The WFP’s success is, so far, very much a New York story. But the party has expanded its efforts into Connecticut, Oregon and Washington, D.C., with plans for Maryland, Pennsylvania and Wisconsin. It has come to realize that it doesn’t necessarily need “fusion” laws in place to exert influence—instead, it can try to pressure Democrats in primaries, Tea Party-style.

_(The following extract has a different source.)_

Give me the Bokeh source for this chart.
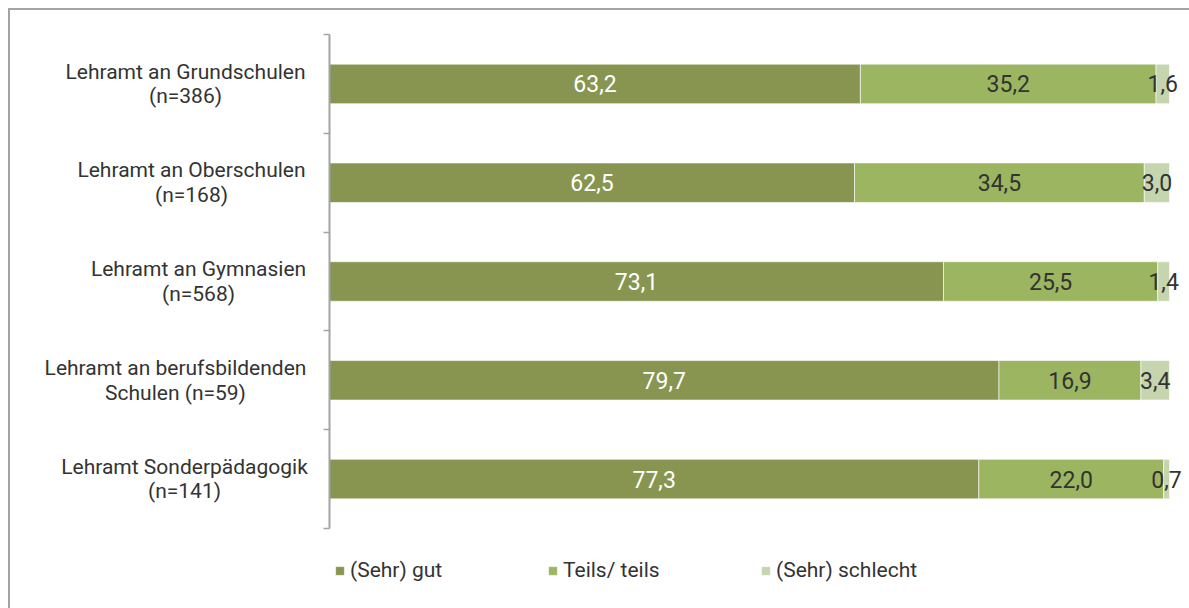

The larger question, of course, is whether the WFP approach could have an impact on Democrats running on the national stage. For now, it’s enough to conjecture that the conspicuous attempt by Hillary and Bill Clinton (Andrew Cuomo’s role model and former boss) to start sounding a more populist theme despite all those capital gains tax cuts and $200,000 speeches to Goldman Sachs is due in part to the WFP drumbeat close to their Westchester home. To Andrew Cuomo’s chagrin, New York is showing the rest of the country what having an organized left with real leverage might look like.